In terms of altering my approach, I especially connected with the imagery of the film, and often when I sat down to compose, I would watch a scene over and over without sound, or sometimes even just quietly focus on a still image for a while, to try to get myself in a kind of creative trance aligned with the vibe of the film. That’s something I’ve never really done before or since.

How different is your method to music composition when solely writing for a film in comparison to when you’re crafting a song within a band?

JN: They’re really quite different processes and mindsets for me. I love working with other musicians in a band, creating a piece of music together, but working on films, I do really enjoy being the lead musical voice. Obviously, there’s a lot of collaboration involved in making a film score, I’ve always gravitated towards collaborative creative processes, and I’ve never been wired to be one of those artists who creates music ex nihilo purely for myself. But I enjoy being the one steering the musical ship when making a score, and in terms of process, that means I’m working on my own, at my own pace, constrained by deadlines, of course, is also helpful because I’m a procrastinator by nature, and generating all the ideas myself, which is radically different from the way every band I’ve been a part of has operated.

What is it about composing music for film that interests you and why at this point in your career have you decided to start doing it?

JN: I could ramble on for a long time with this answer, because there are a million little things about the scoring process that really appeal to me, but a quickish list of some of the biggies: Firstly, the best film music involves elegantly precise, immaculately crafted musical statements, and I love the process of searching for, and then whittling and refining to perfect, those simple but not simplistic, direct, elegant statements. I also feel that the consideration of timbre is such an important part of the scoring process, searching for unique sounds that create a unique sonic world for the film, and that kind of timbral quest is completely my musical wheelhouse.

The best film music involves elegantly precise, immaculately crafted musical statements.

Every film score presents an opportunity to create a new and different sonic landscape, and sometimes even involves learning about musical styles and genres that the composer isn’t intimately familiar with, and I love that a job can involve that much exploration and discovery. And finally, and most simply, I have always loved movies, and I love being part of the intense and intensely rewarding collaborative process involved in making one. In terms of why now, I had literally always thought about it, but being in bands and being on the road had always kept me from seriously pursuing it. Since I was in my early 20s, it was something I was excited to do “one day”. Eventually, I just got to a point where I was sick of putting it off and jumped in. And indeed, it’s an awesome fit for me and my musical personality.

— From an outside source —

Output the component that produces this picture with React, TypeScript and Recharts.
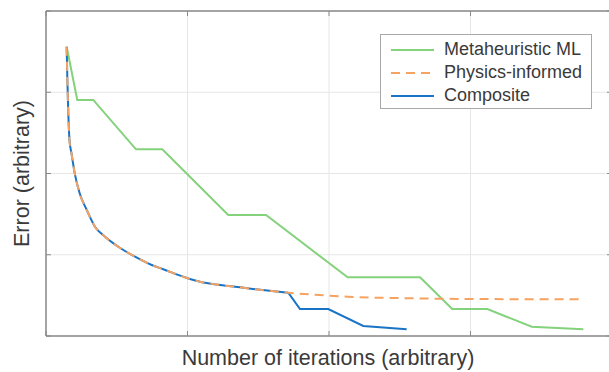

What will you both be working on next?

JN: I’m currently finishing a score for a fun independent feature film with a very different score from Luzzu’s, and then starting a documentary score whose sound will go, at least as of now, you never know until it’s actually been written, in yet another wildly different direction. See what I mean about how scoring gives me the opportunity to explore different musical territories? I don’t think I can give any specific details about either project yet, but they’re both very exciting for me.

In terms of collaborating with Alex, again I don’t know how much I can say, feel free to redact, Alex! But we’ve already talked a little about working together on his next project. Which is tremendously exciting for me, both because I am generally excited to work with Alex whenever he needs music for something and because this project in particular sounds spectacular. But I’ll leave the sharing of any details to him.

AC: After the years of developing and shooting Luzzu, working with Jon was absolutely the cherry on top of the cake… and now, I’d like a whole bowl of cherries! I’m hopeful we’ll re-team on my next film soon. The story is also set in Malta and will be made in a similar style as Luzzu. Part of the film deals with the subject of music itself, so Jon will have his work cut out for him. Speaking as a fan, I honestly can’t wait to hear what he does with it.